Some analysts said the result indicated widening divisions among the Malays who make up more than half the country's 22 million population. Chinese account for some 30 percent and Indians 10 percent.
"The Malay world is in turmoil and nothing has made that more evident than this general election," the pro-government Sun newspaper said in an editorial.
It said the result erased any doubt about Mahathir's command of the political scene with an emphatic win in his fifth and probably last election at age 73.
But as the premier cut a cake early Tuesday to cheers and shouts of "Mahathir boleh" (Mahathir can), the daily warned PAS gains signalled a "dissatisfied, protesting Malay multitude." It said the ruling party must now find ways to unite the community.
DAP leader Lim Kit Siang, who lost his own seat, described the election as "a historic opportunity missed" to end the National Front's political domination.
"It has set the country on an uncertain and perilous course," he said.
Mahathir's United Malays National Organisation (UMNO), the backbone of the National Front, will be "under great pressure to respond to the PAS challenge by competing on Islamisation policies to win back the Malay heartland," he added.
Wan Azizah hailed the opposition's achievement but blamed "scare tactics" by pro-government media and the exclusion of 680,000 new voters from the electoral roll for the failure to make a breakthrough.
Hoarse after days of successful campaigning to capture Anwar's old seat, she told AFP: "We have reduced their majority considerably. A little edge would have given us victory. We have to work a little harder."
Wan Azizah said her seven-month-old party had "done a lot."
"Malays have given us support -- our support was mainly from Malay areas."
PAS president Fadzil Noor said his party would bring the people development and ensure its two state governments were clean and free of corruption.
The Bangkok-based Asian Network for Free Election, which deployed observers at polling stations in eight states, said it found traces of fraud such as phantom voters and could not conclude the election was "free and fair."

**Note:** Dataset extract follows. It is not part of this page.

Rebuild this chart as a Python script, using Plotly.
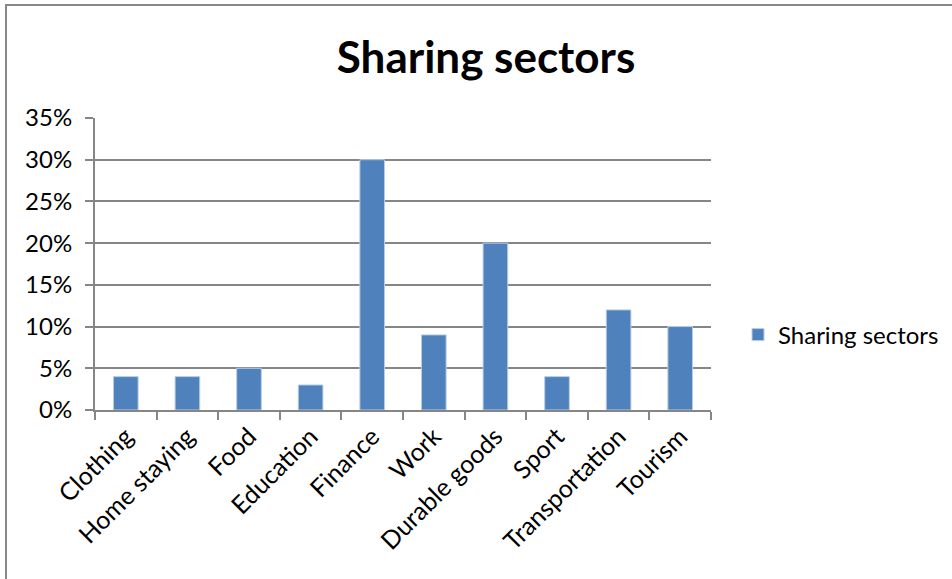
import plotly.graph_objects as go

categories = ["Clothing", "Home staying", "Food", "Education", "Finance",
              "Work", "Durable goods", "Sport", "Transportation", "Tourism"]
shares = [0.04, 0.04, 0.05, 0.03, 0.30, 0.09, 0.20, 0.04, 0.12, 0.10]
y_ticks = [0, 0.05, 0.10, 0.15, 0.20, 0.25, 0.30, 0.35]
y_tick_labels = ["0%", "5%", "10%", "15%", "20%", "25%", "30%", "35%"]

W, H = 952, 579
FONT = "Lato, Open Sans, sans-serif"
GRID = "#868686"
BAR = "#4F81BD"

fig = go.Figure()
fig.add_trace(go.Bar(
    x=categories, y=shares, name="Sharing sectors",
    marker=dict(color=BAR, line=dict(color="#B9CDE5", width=1)),
    width=0.4,
))

fig.update_layout(
    width=W, height=H,
    margin=dict(l=0, r=0, t=0, b=0, autoexpand=False),
    paper_bgcolor="white", plot_bgcolor="white",
    font=dict(family=FONT, size=24, color="#000000"),
    title=dict(text="<b>Sharing sectors</b>", x=486 / W, xanchor="center",
               xref="paper", yref="paper",
               y=1 - 58 / H, yanchor="middle",
               font=dict(family=FONT, size=44, color="#000000")),
    showlegend=True,
    legend=dict(x=738 / W, y=1 - 335 / H, xanchor="left", yanchor="middle",
                font=dict(family=FONT, size=24), bgcolor="rgba(0,0,0,0)",
                itemwidth=30),
    xaxis=dict(domain=[95 / W, 711 / W], type="category", automargin=False,
               showline=True, linecolor=GRID, linewidth=2,
               ticks="outside", tickson="boundaries", ticklen=8,
               tickcolor=GRID, tickwidth=2, tickangle=-45,
               tickfont=dict(family=FONT, size=25), showgrid=False),
    yaxis=dict(domain=[1 - 410 / H, 1 - 118 / H], range=[0, 0.35],
               automargin=False,
               tickvals=y_ticks, ticktext=y_tick_labels,
               showline=True, linecolor=GRID, linewidth=2,
               ticks="outside", ticklen=8, tickcolor=GRID, tickwidth=2,
               ticklabelstandoff=8,
               showgrid=True, gridcolor=GRID, gridwidth=2,
               tickfont=dict(family=FONT, size=24), zeroline=False),
    shapes=[dict(type="rect", xref="paper", yref="paper",
                 x0=6 / W, x1=1.05, y0=-0.05, y1=1 - 5 / H,
                 line=dict(color="#888888", width=2), layer="below")],
)

fig.write_html("out.html")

Sunai Phasuk, a member of the watchdog, said migrants from the Philippines were given identity cards on condition they vote for the National Front. Watchdogs also received reports of the use of fake identity cards in other states.
The group said the irregularities did not mean the overall result of the poll was invalid.
State Bernama news agency said Mahathir was expected to meet the king early Wednesday to brief him on the formation of a new government.